◆ **Given exercise**
Begin with the first line of the material and copy each line word for word through the line that contains "scale_F = [0.0, 0.106, 0.268, 0.433, 0.582, 0.764, 0.905, 1.0]"; the pictures are left out.

___

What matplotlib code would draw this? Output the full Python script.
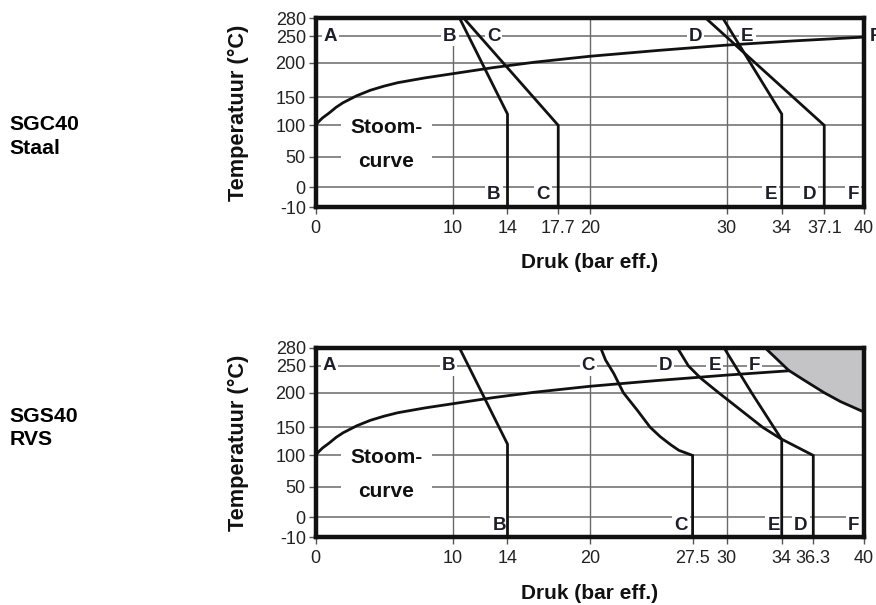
import numpy as np
import matplotlib
matplotlib.use("Agg")
import matplotlib.pyplot as plt

# ---------------- data ----------------
# schematic (non-linear) temperature axis: tick temps and their relative height
y_ticks = [280, 250, 200, 150, 100, 50, 0, -10]
scale_T = [-10, 0, 50, 100, 150, 200, 250, 280]
scale_F = [0.0, 0.106, 0.268, 0.433, 0.582, 0.764, 0.905, 1.0]

# steam saturation curve (bar eff., degC)
steam_p = [0, 0.25, 0.5, 1, 1.5, 2, 3, 4, 5, 6, 8, 10, 13, 16, 20, 25, 30, 35, 40]
steam_T = [100, 107, 113, 122, 132, 140, 152, 160, 166, 171, 178, 184, 193, 201, 212, 223, 233, 241, 248]
steam2_p = [0, 0.25, 0.5, 1, 1.5, 2, 3, 4, 5, 6, 8, 10, 13, 16, 20, 25, 30, 34.5]
steam2_T = [100, 107, 113, 122, 132, 140, 152, 160, 166, 171, 178, 184, 193, 201, 212, 223, 233, 241]

# SGC40 Staal limit curves
top_xticks = [0, 10, 14, 17.7, 20, 30, 34, 37.1, 40]
top_xticklabels = ["0", "10", "14", "17.7", "20", "30", "34", "37.1", "40"]
top_B_p = [10.5, 14, 14];      top_B_T = [280, 120, -10]
top_C_p = [10.8, 17.7, 17.7];  top_C_T = [280, 100, -10]
top_D_p = [28.45, 37.1, 37.1]; top_D_T = [280, 100, -10]
top_E_p = [29.7, 34, 34];      top_E_T = [280, 120, -10]

# SGS40 RVS limit curves
bot_xticks = [0, 10, 14, 20, 27.5, 30, 34, 36.3, 40]
bot_xticklabels = ["0", "10", "14", "20", "27.5", "30", "34", "36.3", "40"]
bot_B_p = [10.5, 14, 14];      bot_B_T = [280, 120, -10]
bot_C_p = [20.8, 21.15, 21.75, 22.45, 23.45, 24.4, 25.15, 25.9, 26.5, 27.5, 27.5]
bot_C_T = [280, 260, 236, 200, 175, 150, 133, 119, 109, 100, -10]
bot_D_p = [26.4, 27.2, 28.1, 29.4, 31.0, 32.6, 33.9, 36.3, 36.3]
bot_D_T = [280, 250, 227, 200, 175, 150, 130, 100, -10]
bot_E_p = [29.8, 31.8, 34, 34]; bot_E_T = [280, 200, 128, -10]
bot_F_p = [32.8, 34.5, 35.6, 37.1, 38.3, 40]
bot_F_T = [280, 242, 224, 200, 187, 172]

# curve letters: (label, pressure) at top (250) and bottom
top_lab_top = [("A", 1.1), ("B", 9.8), ("C", 13.0), ("D", 27.7), ("E", 31.5)]
top_lab_bot = [("B", 13.0), ("C", 16.6), ("E", 33.2), ("D", 36.0), ("F", 39.2)]
bot_lab_top = [("A", 1.0), ("B", 9.7), ("C", 19.9), ("D", 25.5), ("E", 29.1), ("F", 32.0)]
bot_lab_bot = [("B", 13.4), ("C", 26.65), ("E", 33.4), ("D", 35.4), ("F", 39.25)]

# ---------------- style ----------------
FONT = "Liberation Sans"
INK = "#111111"
LAB = "#1d1d2b"
GRID = "#6a6a6a"
LW = 2.0


def fwd(t):
    return np.interp(t, scale_T, scale_F)


def inv(f):
    return np.interp(f, scale_F, scale_T)


fig = plt.figure(figsize=(8.76, 6.05), dpi=100)
ax_top = fig.add_axes([0.3602, 0.6574, 0.6261, 0.3128])
ax_bot = fig.add_axes([0.3602, 0.1116, 0.6261, 0.3132])


def setup(ax, xticks, xticklabels, vgrid, xlab_y):
    ax.set_yscale("function", functions=(fwd, inv))
    ax.set_xlim(0, 40)
    ax.set_ylim(-10, 280)
    ax.set_yticks(y_ticks)
    ax.set_yticklabels([str(v) for v in y_ticks])
    ax.set_xticks(xticks)
    ax.set_xticklabels(xticklabels)
    ax.minorticks_off()
    ax.tick_params(axis="both", length=5, width=1, color="#555555",
                   labelsize=13, labelcolor="#222222")
    ax.tick_params(axis="x", pad=4)
    ax.tick_params(axis="y", pad=2)
    for lab in ax.get_xticklabels() + ax.get_yticklabels():
        lab.set_fontfamily(FONT)
    for s in ax.spines.values():
        s.set_linewidth(3.2)
        s.set_color(INK)
        s.set_zorder(7)
    for t in [250, 200, 150, 100, 50, 0]:
        ax.axhline(t, color=GRID, lw=1.1, zorder=1)
    for x, top in vgrid:
        ax.axvline(x, ymin=0, ymax=top, color=GRID, lw=1.0, zorder=1)
    ax.set_xlabel("Druk (bar eff.)", fontsize=15, fontweight="bold",
                  family=FONT, color=INK)
    ax.xaxis.set_label_coords(0.5, xlab_y)
    ax.xaxis.label.set_va("top")
    ax.set_ylabel("Temperatuur (°C)", fontsize=15.7, fontweight="bold",
                  family=FONT, color=INK)
    ax.yaxis.set_label_coords(-0.121, 0.5)
    ax.text(5.15, 70, "Stoom-\ncurve", ha="center", va="center",
            fontsize=15, fontweight="bold", family=FONT, color=INK,
            linespacing=2.0, zorder=3,
            bbox=dict(boxstyle="square,pad=0.45", fc="white", ec="none"))


def labels(ax, top_list, bot_list):
    for s, p in top_list:
        ax.text(p, 250, s, ha="center", va="center", fontsize=13.5,
                fontweight="bold", family=FONT, color=LAB, zorder=4,
                bbox=dict(boxstyle="square,pad=0.1", fc="white", ec="none"))
    for s, p in bot_list:
        ax.text(p, -3.8, s, ha="center", va="center", fontsize=13.5,
                fontweight="bold", family=FONT, color=LAB, zorder=4,
                bbox=dict(boxstyle="square,pad=0.12", fc="white", ec="none"))


# ---- top chart ----
setup(ax_top, top_xticks, top_xticklabels, [(10, 0.86), (20, 1.0), (30, 1.0)], -0.241)
ax_top.plot(steam_p, steam_T, color=INK, lw=LW, zorder=5, clip_on=False)
for p, t in [(top_B_p, top_B_T), (top_C_p, top_C_T), (top_D_p, top_D_T), (top_E_p, top_E_T)]:
    ax_top.plot(p, t, color=INK, lw=LW, zorder=5, solid_joinstyle="miter")
labels(ax_top, top_lab_top, top_lab_bot)
ax_top.text(40.45, 250, "F", ha="left", va="center", fontsize=13.5, fontweight="bold",
            family=FONT, color=LAB, clip_on=False)

# ---- bottom chart ----
setup(ax_bot, bot_xticks, bot_xticklabels, [(10, 0.86), (20, 0.86), (30, 1.0)], -0.246)
ax_bot.fill_between(bot_F_p + [40], bot_F_T + [172], [280] * (len(bot_F_p) + 1),
                    color="#c4c4c6", lw=0, zorder=2)
ax_bot.plot(steam2_p, steam2_T, color=INK, lw=LW, zorder=5)
for p, t in [(bot_B_p, bot_B_T), (bot_C_p, bot_C_T), (bot_D_p, bot_D_T),
             (bot_E_p, bot_E_T), (bot_F_p, bot_F_T)]:
    ax_bot.plot(p, t, color=INK, lw=LW, zorder=5, solid_joinstyle="miter")
labels(ax_bot, bot_lab_top, bot_lab_bot)

# ---- side titles ----
fig.text(0.0107, 0.7744, "SGC40\nStaal", ha="left", va="center", fontsize=15.3,
         fontweight="bold", family=FONT, color="black", linespacing=1.31)
fig.text(0.0107, 0.2926, "SGS40\nRVS", ha="left", va="center", fontsize=15.3,
         fontweight="bold", family=FONT, color="black", linespacing=1.31)

fig.savefig("out.png", dpi=100)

___

◆ **Correct response**
What matplotlib code would draw this? Output the full Python script.
import numpy as np
import matplotlib
matplotlib.use("Agg")
import matplotlib.pyplot as plt

# ---------------- data ----------------
# schematic (non-linear) temperature axis: tick temps and their relative height
y_ticks = [280, 250, 200, 150, 100, 50, 0, -10]
scale_T = [-10, 0, 50, 100, 150, 200, 250, 280]
scale_F = [0.0, 0.106, 0.268, 0.433, 0.582, 0.764, 0.905, 1.0]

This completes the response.